El Laberinto de la Libertad
Se dice que a principios del siglo V, un teólogo menor de Alejandría compuso un tratado, hoy perdido, titulado Sobre la libertad del engañado. En él propuso una paradoja inquietante: que un hombre que elige libremente una ilusión no está menos prisionero que aquel que es obligado a aceptar una verdad. La herejía de esta idea no residía en su lógica, sino en su implicación: que bajo el espejo del libre albedrío humano se abre un abismo de manipulación, tan sutil e intrincado que acaso sea indistinguible de la voluntad.
Pienso con frecuencia en este alejandrino y en su pergamino olvidado cuando contemplo el aparente conflicto entre el “libre albedrío” y lo que los modernos llaman “propaganda”. La noción de que un hombre elige libremente parte del supuesto de que sus deseos, valores y percepciones le pertenecen. Pero ¿y si la misma estructura de sus deseos ha sido modelada por otro—un estafador, un líder de secta, o un Estado con vastas maquinarias de persuasión? ¿Sabe acaso la mano que gira la llave que también forjó la cerradura?
Consideremos la elección democrática, ese rito sagrado por excelencia de la era moderna. Aquí se nos presenta la imagen de la libertad: ciudadanos diversos y autónomos, eligiendo a sus líderes mediante una decisión informada. Pero ¿y si la información que reciben ha sido filtrada, esculpida y adornada? Si un poder extranjero—llamémoslo innombrable, por amor a la alegoría—invierta en anuncios sutiles y narrativas enmascaradas, inclinando el sentir con algoritmos silenciosos, ¿es aún la voluntad del pueblo verdaderamente suya? La papeleta, en tales condiciones, deja de ser una expresión de libertad para convertirse en un acto de ventriloquia de fuerzas invisibles.
La respuesta clásica a este problema ha sido siempre la educación—que por medio de ella, el ciudadano pueda volverse impermeable al engaño. Pero el genio del propagandista reside en su capacidad para convertir la verdad misma en arma. Los hechos se seleccionan, se ordenan y se dramatizan no para informar, sino para sugerir. La razón se convierte en sirvienta del sentimiento. En tal mundo, sentirse libre es, quizás, la última trampa.
Existe, entonces, un línaje sombrío: el estafador, el líder de secta, el propagandista. Cada uno ofrece un regalo, y al aceptarlo, la víctima—que se cree un sujeto soberano—entra en un laberinto del cual puede que no haya salida. El líder de secta ofrece revelación, el estafador ofrece riqueza, el propagandista ofrece pertenencia o miedo. Cada oferta no se adapta al bien objetivo, sino a la arquitectura secreta del anhelo del destinatario.

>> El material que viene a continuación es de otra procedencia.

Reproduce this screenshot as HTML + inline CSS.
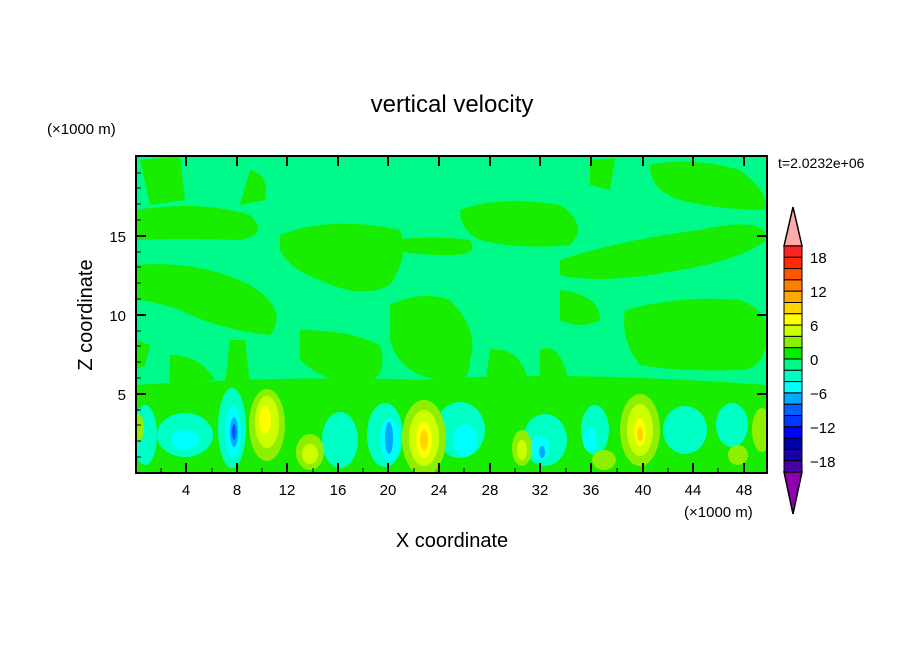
<!DOCTYPE html>
<html><head><meta charset="utf-8"><style>
html,body{margin:0;padding:0;background:#fff;}
svg{display:block;font-family:"Liberation Sans","DejaVu Sans",sans-serif;}
</style></head><body>
<svg width="904" height="654" viewBox="0 0 904 654" xmlns="http://www.w3.org/2000/svg">
<rect width="904" height="654" fill="#fff"/>
<text x="452" y="112" font-size="24" text-anchor="middle" fill="#000">vertical velocity</text>
<text x="47" y="134" font-size="15" fill="#000">(×1000 m)</text>
<text x="778" y="168" font-size="14" fill="#000">t=2.0232e+06</text>
<defs><clipPath id="c"><rect x="136" y="156" width="631" height="317"/></clipPath></defs>
<g clip-path="url(#c)">
<rect x="136" y="156" width="631" height="317" fill="#00fa8a"/>
<g fill="#18ec00">
<path d="M136 210 Q200 200 250 215 Q270 235 240 240 Q180 238 136 240Z"/>
<path d="M140 160 L180 156 L185 200 L150 205Z"/>
<path d="M250 170 Q270 175 265 200 L240 205Z"/>
<path d="M136 265 Q200 260 250 285 Q290 310 270 335 Q220 330 180 310 Q150 300 136 300Z"/>
<path d="M280 235 Q330 215 400 230 Q410 255 390 285 Q360 300 320 280 Q290 270 280 250Z"/>
<path d="M460 210 Q500 195 560 205 Q590 225 570 245 Q520 250 480 240 Q460 230 460 210Z"/>
<path d="M395 240 Q430 235 470 240 Q480 255 450 255 Q410 255 395 250Z"/>
<path d="M650 165 Q690 156 740 170 Q767 190 767 210 Q720 210 680 200 Q650 190 650 165Z"/>
<path d="M560 260 Q620 240 700 230 Q767 215 767 240 Q740 260 680 270 Q600 285 560 275Z"/>
<path d="M590 160 L615 158 L610 190 L590 185Z"/>
<path d="M390 305 Q420 290 450 300 Q480 330 470 360 Q470 390 440 380 Q400 375 390 340Z"/>
<path d="M300 330 Q350 330 380 345 Q390 380 360 385 Q320 380 300 360Z"/>
<path d="M560 290 Q600 295 600 320 Q580 330 560 320Z"/>
<path d="M625 310 Q680 295 740 300 Q767 310 767 330 Q767 370 740 370 Q680 372 640 365 Q620 340 625 310Z"/>
<path d="M136 340 L150 345 L145 365 L136 370Z"/>
<path d="M136 385 Q300 375 420 380 Q560 370 767 385 L767 473 L136 473Z"/>
<path d="M170 355 Q200 355 215 380 L170 385Z"/>
<path d="M490 350 Q520 345 530 385 L485 385Z"/>
<path d="M540 350 Q560 340 570 385 L540 385Z"/>
<path d="M230 340 L245 340 L250 385 L225 385Z"/>
</g>
<g fill="#00ffc4">
<ellipse cx="185" cy="435" rx="28" ry="22"/>
<ellipse cx="232" cy="428" rx="14" ry="40"/>
<ellipse cx="340" cy="440" rx="18" ry="28"/>
<ellipse cx="385" cy="435" rx="18" ry="32"/>
<ellipse cx="460" cy="430" rx="25" ry="28"/>
<ellipse cx="545" cy="440" rx="22" ry="26"/>
<ellipse cx="595" cy="430" rx="14" ry="25"/>
<ellipse cx="685" cy="430" rx="22" ry="24"/>
<ellipse cx="732" cy="425" rx="16" ry="22"/>
<ellipse cx="145" cy="435" rx="12" ry="30"/>
</g>
<g fill="#00ffff">
<ellipse cx="185" cy="440" rx="14" ry="10"/>
<ellipse cx="233" cy="432" rx="8" ry="26"/>
<ellipse cx="390" cy="440" rx="10" ry="22"/>
<ellipse cx="465" cy="440" rx="12" ry="16"/>
<ellipse cx="540" cy="448" rx="10" ry="12"/>
<ellipse cx="590" cy="440" rx="7" ry="12"/>
</g>
<g fill="#00a8ff"><ellipse cx="234" cy="432" rx="4" ry="15"/><ellipse cx="389" cy="438" rx="4" ry="16"/><ellipse cx="542" cy="452" rx="3" ry="6"/></g>
<g fill="#0055ff"><ellipse cx="234" cy="432" rx="2" ry="8"/></g>
<g fill="#8ef000">
<ellipse cx="267" cy="425" rx="18" ry="36"/>
<ellipse cx="310" cy="452" rx="14" ry="18"/>
<ellipse cx="424" cy="438" rx="22" ry="38"/>
<ellipse cx="522" cy="448" rx="10" ry="18"/>
<ellipse cx="604" cy="460" rx="12" ry="10"/>
<ellipse cx="640" cy="430" rx="20" ry="36"/>
<ellipse cx="738" cy="455" rx="10" ry="10"/>
<ellipse cx="762" cy="430" rx="10" ry="22"/>
<ellipse cx="138" cy="428" rx="6" ry="14"/>
</g>
<g fill="#ccff00">
<ellipse cx="267" cy="422" rx="12" ry="26"/>
<ellipse cx="310" cy="454" rx="8" ry="10"/>
<ellipse cx="424" cy="438" rx="15" ry="28"/>
<ellipse cx="522" cy="450" rx="5" ry="10"/>
<ellipse cx="640" cy="430" rx="13" ry="26"/>
</g>
<g fill="#ffff00"><ellipse cx="265" cy="420" rx="6" ry="14"/><ellipse cx="424" cy="440" rx="8" ry="18"/><ellipse cx="640" cy="432" rx="6" ry="14"/></g>
<g fill="#ffd500"><ellipse cx="424" cy="440" rx="4" ry="10"/><ellipse cx="640" cy="434" rx="3" ry="7"/></g>
</g>
<rect x="136" y="156" width="631" height="317" fill="none" stroke="#000" stroke-width="2"/>
<g stroke="#000" stroke-width="2">
<path d="M186 473v-10M237 473v-10M287 473v-10M338 473v-10M388 473v-10M439 473v-10M490 473v-10M540 473v-10M591 473v-10M643 473v-10M693 473v-10M744 473v-10"/>
<path d="M186 156v10M237 156v10M287 156v10M338 156v10M388 156v10M439 156v10M490 156v10M540 156v10M591 156v10M643 156v10M693 156v10M744 156v10"/>
<path d="M136 394h10M136 315h10M136 236h10M767 394h-10M767 315h-10M767 236h-10"/>
</g>
<g stroke="#000" stroke-width="1">
<path d="M161 473v-5M212 473v-5M262 473v-5M313 473v-5M363 473v-5M414 473v-5M464 473v-5M515 473v-5M566 473v-5M617 473v-5M668 473v-5M718 473v-5"/>
<path d="M136 457h5M136 441h5M136 425h5M136 410h5M136 378h5M136 362h5M136 346h5M136 331h5M136 299h5M136 283h5M136 267h5M136 252h5M136 220h5M136 204h5M136 188h5M136 173h5"/>
</g>
<g font-size="15" fill="#000" text-anchor="middle">
<text x="186" y="495">4</text><text x="237" y="495">8</text><text x="287" y="495">12</text><text x="338" y="495">16</text><text x="388" y="495">20</text><text x="439" y="495">24</text><text x="490" y="495">28</text><text x="540" y="495">32</text><text x="591" y="495">36</text><text x="643" y="495">40</text><text x="693" y="495">44</text><text x="744" y="495">48</text>
</g>
<g font-size="15" fill="#000" text-anchor="end">
<text x="126" y="400">5</text><text x="126" y="321">10</text><text x="126" y="242">15</text>
</g>
<text x="684" y="517" font-size="15" fill="#000">(×1000 m)</text>
<text x="452" y="547" font-size="20" text-anchor="middle" fill="#000">X coordinate</text>
<text x="92" y="315" font-size="20" text-anchor="middle" fill="#000" transform="rotate(-90 92 315)">Z coordinate</text>
<g stroke="#000" stroke-width="1.5">
<path d="M784 246 L793 207 L802 246Z" fill="#ffaaaa"/>
<path d="M784 472 L793 514 L802 472Z" fill="#9000b0"/>
</g>
<g stroke="#000" stroke-width="1">
<rect x="784" y="246" width="18" height="11.3" fill="#ff2222"/>
<rect x="784" y="257.3" width="18" height="11.3" fill="#ff2a00"/>
<rect x="784" y="268.6" width="18" height="11.3" fill="#ff5500"/>
<rect x="784" y="279.9" width="18" height="11.3" fill="#ff7f00"/>
<rect x="784" y="291.2" width="18" height="11.3" fill="#ffaa00"/>
<rect x="784" y="302.5" width="18" height="11.3" fill="#ffd500"/>
<rect x="784" y="313.8" width="18" height="11.3" fill="#ffff00"/>
<rect x="784" y="325.1" width="18" height="11.3" fill="#ccff00"/>
<rect x="784" y="336.4" width="18" height="11.3" fill="#88f000"/>
<rect x="784" y="347.7" width="18" height="11.3" fill="#00f000"/>
<rect x="784" y="359" width="18" height="11.3" fill="#00fa8a"/>
<rect x="784" y="370.3" width="18" height="11.3" fill="#00ffc4"/>
<rect x="784" y="381.6" width="18" height="11.3" fill="#00ffff"/>
<rect x="784" y="392.9" width="18" height="11.3" fill="#00aaff"/>
<rect x="784" y="404.2" width="18" height="11.3" fill="#0060ff"/>
<rect x="784" y="415.5" width="18" height="11.3" fill="#0038ff"/>
<rect x="784" y="426.8" width="18" height="11.3" fill="#0000ff"/>
<rect x="784" y="438.1" width="18" height="11.3" fill="#0000aa"/>
<rect x="784" y="449.4" width="18" height="11.3" fill="#1a00a8"/>
<rect x="784" y="460.7" width="18" height="11.3" fill="#4a00a8"/>
</g>
<g font-size="15" fill="#000">
<text x="810" y="263">18</text><text x="810" y="297">12</text><text x="810" y="331">6</text><text x="810" y="365">0</text><text x="810" y="399">−6</text><text x="810" y="433">−12</text><text x="810" y="467">−18</text>
</g>
</svg>
</body></html>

Prohibir a tales figuras podría parecer una solución, pero entonces surge la paradoja del tirano: ¿puede alguien suprimir la coerción sin convertirse él mismo en un dictador? Si el Estado prohíbe la manipulación, ¿quién define entonces qué cuenta como manipulación? La serpiente se devora la cola. Para evitar que el pueblo sea engañado, ¿debemos primero suponer que es incapaz de guiarse por sí mismo?
Sospecho que no hay resolución—solo una profundización del enigma. Podría argumentarse que toda influencia es una forma de coerción, que existir en sociedad es nadar en un mar de lenguaje, valores y mitologías prestadas. Si esto es cierto, entonces la libertad no es una condición sino un gradiente, un fantasma que perseguimos a través de espejos.
En uno de los evangelios apócrifos, se dice que Cristo susurró a Judas: “Eres libre de traicionarme, y por eso debes hacerlo.” No sé si esta frase es auténtica o inventada, pero siento que encierra la esencia de nuestro dilema: que el acto de elegir, en presencia de la manipulación, no es completamente libre ni enteramente forzado. Es un acertijo transmitido de generación en generación—una herencia no de respuestas, sino de duda.
Y quizás eso, también, sea una forma de libertad.